TASK INSTRUCTIONS
Print, word for word, every line from the beginning of the listing up to and including the line with "W, H = 3324, 1940". Pictures are to be excluded.

SUPPLIED DATA
##########
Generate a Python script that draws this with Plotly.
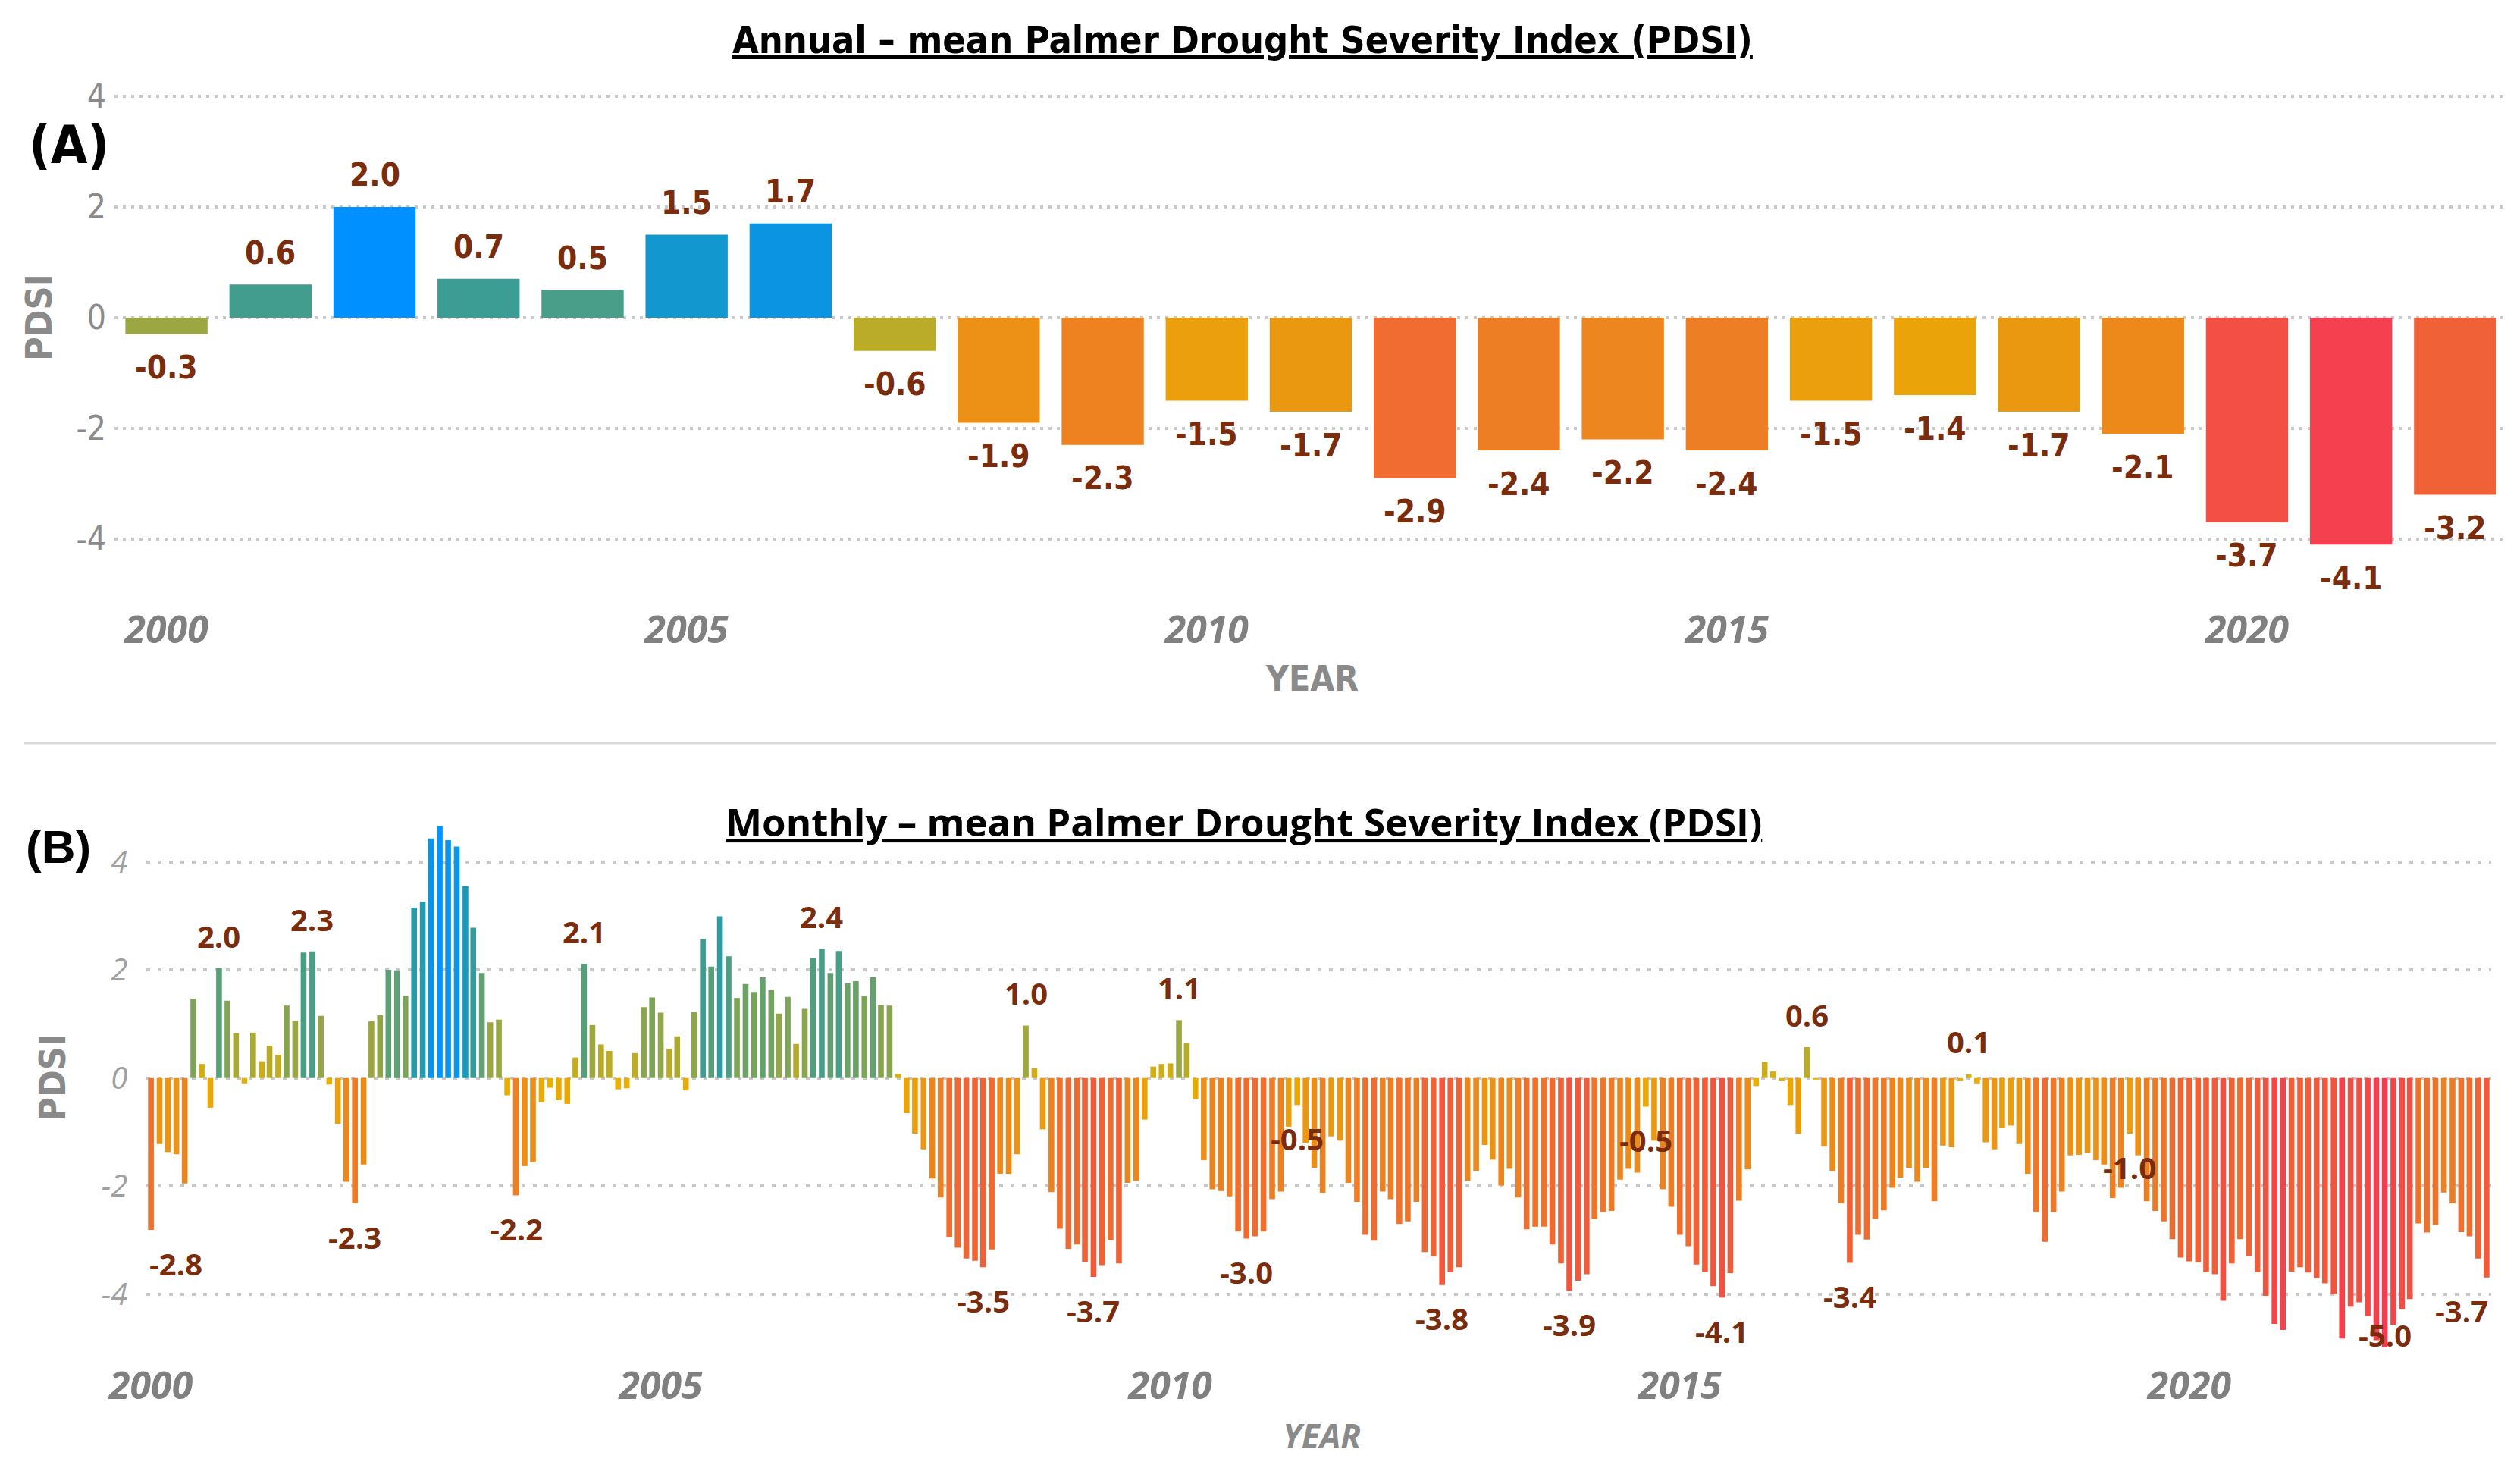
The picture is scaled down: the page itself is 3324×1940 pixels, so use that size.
import pandas as pd
import plotly.graph_objects as go

W, H = 3324, 1940

# ---- annual mean PDSI ----
years = list(range(2000, 2023))
annual_pdsi = [-0.3, 0.6, 2.0, 0.7, 0.5, 1.5, 1.7, -0.6, -1.9, -2.3, -1.5, -1.7,
               -2.9, -2.4, -2.2, -2.4, -1.5, -1.4, -1.7, -2.1, -3.7, -4.1, -3.2]

# ---- monthly mean PDSI, Jan 2000 .. Dec 2022 ----
pdsi_2000 = [-2.81, -1.22, -1.37, -1.41, -1.95, 1.47, 0.26, -0.55, 2.03, 1.43, 0.83, -0.10]
pdsi_2001 = [0.84, 0.31, 0.60, 0.43, 1.34, 1.06, 2.32, 2.34, 1.15, -0.12, -0.85, -1.92]
pdsi_2002 = [-2.32, -1.60, 1.05, 1.16, 2.00, 1.99, 1.52, 3.15, 3.26, 4.43, 4.66, 4.40]
pdsi_2003 = [4.28, 3.55, 2.78, 1.94, 1.03, 1.08, -0.32, -2.17, -1.63, -1.56, -0.45, -0.18]
pdsi_2004 = [-0.41, -0.48, 0.38, 2.11, 0.98, 0.62, 0.50, -0.21, -0.19, 0.46, 1.31, 1.49]
pdsi_2005 = [1.21, 0.54, 0.77, -0.23, 1.22, 2.57, 2.06, 2.99, 2.25, 1.48, 1.74, 1.59]
pdsi_2006 = [1.86, 1.63, 1.19, 1.50, 0.63, 1.28, 2.21, 2.39, 1.94, 2.35, 1.75, 1.79]
pdsi_2007 = [1.51, 1.86, 1.35, 1.34, 0.08, -0.65, -1.03, -1.32, -1.86, -2.21, -2.95, -3.14]
pdsi_2008 = [-3.34, -3.38, -3.50, -3.17, -1.77, -1.77, -1.41, 0.97, 0.18, -0.95, -2.11, -2.79]
pdsi_2009 = [-3.16, -3.08, -3.40, -3.68, -3.46, -3.00, -3.43, -1.94, -1.90, -0.77, 0.21, 0.26]
pdsi_2010 = [0.27, 1.07, 0.64, -0.39, -1.52, -2.06, -2.09, -2.19, -2.84, -2.97, -2.93, -2.84]
pdsi_2011 = [-2.24, -2.10, -0.90, -0.50, -1.20, -1.66, -2.13, -1.08, -1.16, -1.94, -2.29, -2.90]
pdsi_2012 = [-3.01, -2.10, -2.24, -2.70, -2.65, -2.29, -3.22, -3.30, -3.83, -3.59, -3.50, -1.90]
pdsi_2013 = [-1.72, -1.24, -1.51, -1.99, -1.68, -2.21, -2.80, -2.75, -2.75, -3.08, -3.43, -3.94]
pdsi_2014 = [-3.75, -3.63, -2.61, -2.48, -2.46, -1.88, -1.68, -1.75, -0.53, -1.16, -2.06, -2.38]
pdsi_2015 = [-2.90, -3.11, -3.45, -3.59, -3.85, -4.06, -3.61, -2.27, -1.69, -0.15, 0.30, 0.12]
pdsi_2016 = [-0.05, -0.50, -1.03, 0.57, -0.03, -1.27, -1.72, -2.32, -3.42, -2.90, -2.99, -2.61]
pdsi_2017 = [-2.45, -2.03, -1.84, -1.66, -1.92, -1.66, -2.28, -1.25, -1.28, -0.05, 0.07, -0.10]
pdsi_2018 = [-1.19, -1.32, -0.93, -0.88, -1.22, -1.77, -2.48, -3.03, -2.48, -2.10, -1.43, -1.42]
pdsi_2019 = [-1.38, -1.52, -1.60, -2.22, -2.03, -1.03, -1.43, -2.28, -2.46, -2.65, -2.98, -3.32]
pdsi_2020 = [-3.39, -3.41, -3.59, -3.63, -4.12, -3.43, -2.98, -3.29, -3.59, -4.03, -4.55, -4.66]
pdsi_2021 = [-3.58, -3.50, -3.60, -3.70, -3.80, -4.00, -4.82, -4.23, -4.15, -4.41, -4.85, -4.98]
pdsi_2022 = [-4.57, -4.28, -4.09, -2.69, -2.86, -2.72, -2.12, -2.32, -2.85, -2.93, -3.34, -3.69]

monthly_pdsi = (pdsi_2000 + pdsi_2001 + pdsi_2002 + pdsi_2003 + pdsi_2004 + pdsi_2005
                + pdsi_2006 + pdsi_2007 + pdsi_2008 + pdsi_2009 + pdsi_2010 + pdsi_2011
                + pdsi_2012 + pdsi_2013 + pdsi_2014 + pdsi_2015 + pdsi_2016 + pdsi_2017
                + pdsi_2018 + pdsi_2019 + pdsi_2020 + pdsi_2021 + pdsi_2022)
months = pd.date_range("2000-01-01", periods=len(monthly_pdsi), freq="MS")

# months that carry a data label in panel B
labelled_months = ["2000-01", "2000-09", "2001-08", "2002-01", "2002-11", "2003-08",
                   "2004-04", "2006-08", "2008-03", "2008-08", "2009-04", "2010-02",
                   "2010-10", "2011-04", "2012-09", "2013-12", "2014-09", "2015-06",
                   "2016-04", "2016-09", "2017-11", "2019-06", "2021-12", "2022-12"]

tick_years = [2000, 2005, 2010, 2015, 2020]
pdsi_ticks = [-4, -2, 0, 2, 4]
pdsi_ticktext = ["-4", "-2", "0", "2", "4"]

NARROW = "Liberation Sans Narrow, DejaVu Sans Condensed, Arial Narrow, sans-serif"
WIDE = "Open Sans, Noto Sans, sans-serif"
LABEL_COLOR = "#7b2c0c"
GREY = "#808080"

scale_annual = [[0.0, "#F4404F"], [0.5, "#E9B000"], [0.75, "#4A9E86"],
                [0.88, "#1A9AB8"], [1.0, "#0090FF"]]
scale_monthly = [[0.0, "#F43C50"], [0.5, "#E9B000"], [0.75, "#4C9E82"],
                 [0.88, "#1A9AB8"], [1.0, "#0094FF"]]


def px_x(p):
    return p / W


def px_y(p):
    return 1 - p / H


fig = go.Figure()

fig.add_trace(go.Bar(
    x=years, y=annual_pdsi, width=0.79,
    marker=dict(color=annual_pdsi, colorscale=scale_annual,
                cmin=min(annual_pdsi), cmax=max(annual_pdsi), line=dict(width=0)),
    xaxis="x", yaxis="y", showlegend=False, hoverinfo="skip",
))

fig.add_trace(go.Bar(
    x=months, y=monthly_pdsi, width=20.7 * 86400000,
    marker=dict(color=monthly_pdsi, colorscale=scale_monthly,
                cmin=min(monthly_pdsi), cmax=max(monthly_pdsi), line=dict(width=0)),
    xaxis="x2", yaxis="y2", showlegend=False, hoverinfo="skip",
))

grid_a = dict(showgrid=True, gridcolor="#c8c8c8", gridwidth=4, griddash="4px,7px")
grid_b = dict(showgrid=True, gridcolor="#c8c8c8", gridwidth=4, griddash="5px,10px")

fig.update_layout(
    width=W, height=H,
    margin=dict(l=0, r=0, t=0, b=0, autoexpand=False),
    paper_bgcolor="white", plot_bgcolor="white",
    xaxis=dict(domain=[px_x(151), px_x(3307)], range=[1999.5, 2022.5], automargin=False,
               tickvals=tick_years, showgrid=False, zeroline=False, showline=False,
               ticks="", ticklabelstandoff=0,
               tickfont=dict(family=WIDE, size=50, color=GREY, weight="bold", style="italic")),
    yaxis=dict(domain=[px_y(797), px_y(97.8)], range=[-5.18, 4.4], automargin=False,
               tickvals=pdsi_ticks, ticktext=pdsi_ticktext, zeroline=False, showline=False,
               ticks="", ticklabelstandoff=10,
               tickfont=dict(family=NARROW, size=44, color="#8a8a8a"), **grid_a),
    xaxis2=dict(type="date", domain=[px_x(193.4), px_x(3285.6)], automargin=False,
                range=["1999-12-16 12:00", "2022-12-16 12:00"], anchor="y2",
                tickvals=[f"{y}-01-01" for y in tick_years], ticktext=[str(y) for y in tick_years],
                showgrid=False, zeroline=False, showline=False, ticks="", ticklabelstandoff=4,
                tickfont=dict(family=WIDE, size=50, color=GREY, weight="bold", style="italic")),
    yaxis2=dict(domain=[px_y(1790.3), px_y(1065.2)], range=[-5.17, 5.0], anchor="x2",
                automargin=False, tickvals=pdsi_ticks, ticktext=pdsi_ticktext,
                zeroline=False, showline=False, ticks="", ticklabelstandoff=24,
                tickfont=dict(family=WIDE, size=40, color="#a0a0a0", style="italic"), **grid_b),
)

ann = []

# titles and panel letters
ann.append(dict(x=px_x(1639), y=px_y(53), xref="paper", yref="paper",
                text="<b><u>Annual – mean Palmer Drought Severity Index (PDSI)</u></b>",
                font=dict(family=NARROW, size=50, color="black")))
ann.append(dict(x=px_x(1640), y=px_y(1083), xref="paper", yref="paper",
                text="<b><u>Monthly – mean Palmer Drought Severity Index (PDSI)</u></b>",
                font=dict(family=WIDE, size=51, color="black")))
ann.append(dict(x=px_x(91), y=px_y(191), xref="paper", yref="paper", text="<b>(A)</b>",
                font=dict(family=NARROW, size=70, color="black")))
ann.append(dict(x=px_x(77), y=px_y(1116), xref="paper", yref="paper", text="<b>(B)</b>",
                font=dict(family="Liberation Sans, Arial, sans-serif", size=62, color="black")))

# axis titles
ann.append(dict(x=px_x(51), y=0, xref="paper", yref="y", text="<b>PDSI</b>", textangle=-90,
                font=dict(family=NARROW, size=48, color="#8a8a8a")))
ann.append(dict(x=px_x(69), y=0, xref="paper", yref="y2", text="<b>PDSI</b>", textangle=-90,
                font=dict(family=NARROW, size=48, color="#8a8a8a")))
ann.append(dict(x=px_x(1730), y=px_y(895), xref="paper", yref="paper", text="<b>YEAR</b>",
                font=dict(family=NARROW, size=46, color="#8a8a8a")))
ann.append(dict(x=px_x(1743), y=px_y(1893), xref="paper", yref="paper", text="<b><i>YEAR</i></b>",
                font=dict(family=WIDE, size=44, color="#8a8a8a")))

# data labels, annual: every bar
for yr, v in zip(years, annual_pdsi):
    ann.append(dict(x=yr, y=v, xref="x", yref="y", text=f"<b>{v:.1f}</b>",
                    yshift=42 if v > 0 else -44,
                    font=dict(family=NARROW, size=42, color=LABEL_COLOR)))

# data labels, monthly: selected peaks (edge labels nudged inwards)
month_keys = [m.strftime("%Y-%m") for m in months]
for key in labelled_months:
    i = month_keys.index(key)
    v = monthly_pdsi[i]
    if v > 0:
        ly = v + 0.6
    else:
        ly = max(v - 0.62, -4.75)
    shift = 0
    if i == 0:
        shift = 33
    elif i == len(months) - 1:
        shift = -33
    ann.append(dict(x=months[i], y=ly, xref="x2", yref="y2", text=f"<b>{v:.1f}</b>",
                    xshift=shift, font=dict(family=WIDE, size=40, color=LABEL_COLOR)))

for a in ann:
    a.setdefault("showarrow", False)
    a.setdefault("xanchor", "center")
    a.setdefault("yanchor", "middle")

fig.update_layout(annotations=ann)

# divider between the two panels
fig.add_shape(type="line", xref="paper", yref="paper",
              x0=px_x(32), x1=px_x(3292), y0=px_y(980), y1=px_y(980),
              line=dict(color="#d9d9d9", width=3))

fig.write_html("out.html", config={"displayModeBar": False},
               post_script="document.body.style.margin='0';")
##########
WRITTEN REPLY
Generate a Python script that draws this with Plotly.
The picture is scaled down: the page itself is 3324×1940 pixels, so use that size.
import pandas as pd
import plotly.graph_objects as go

W, H = 3324, 1940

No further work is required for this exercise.